Which brings us to all those stories about Glenn Beck. Beck has been reaching out to evangelicals to support his call for a moralistic brand of nationalism, and many evangelicals view him as a natural ally who shares their "conservative" values.

But Beck is also viewed as "controversial" because he is a Mormon. This controversy, and only this, was the subject of dozens of articles, columns and blog posts clogging my news feed. They all asked one and only one question: Should evangelicals avoid supporting Glenn Beck because he is a Mormon?

The answer is No. They should not be shunning Beck because he is a Mormon. They should be shunning Glenn Beck because he hates his brother, because he preaches hate, nurtures it, multiplies it and feeds on it.

He's also a liar and a con-artist running a shameless pump-and-dump scam on overpriced gold coins. Both of those far outrank whatever discomfort some evangelicals might have due to Beck's alleged Mormonism, but they fade in importance relative to the imperative to love.

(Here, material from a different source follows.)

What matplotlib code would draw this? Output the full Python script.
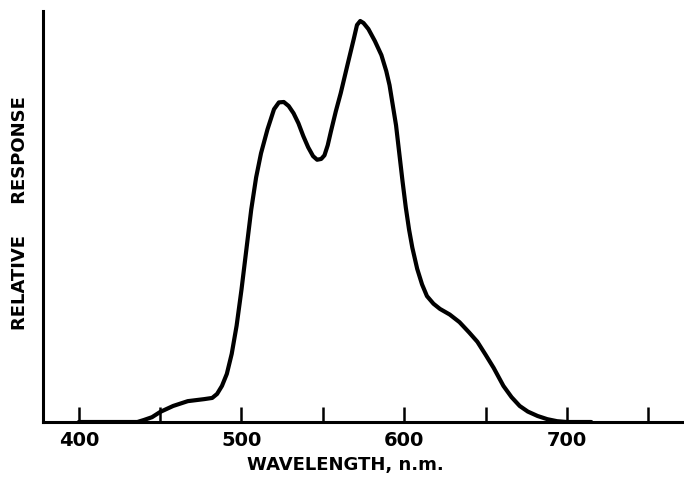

How is it possible that so many evangelical Christian writers and reporters have taken the time to express their qualms about Beck's Mormonism but have scarcely any reservations about his relentless message of hate? "Straining out a gnat while swallowing a camel" was Jesus' term for this sort of thing.

Whoever does not love does not know God, because God is love. … If anyone says, "I love God," yet hates his brother, he is a liar.

That's what matters. It's really not all that complicated.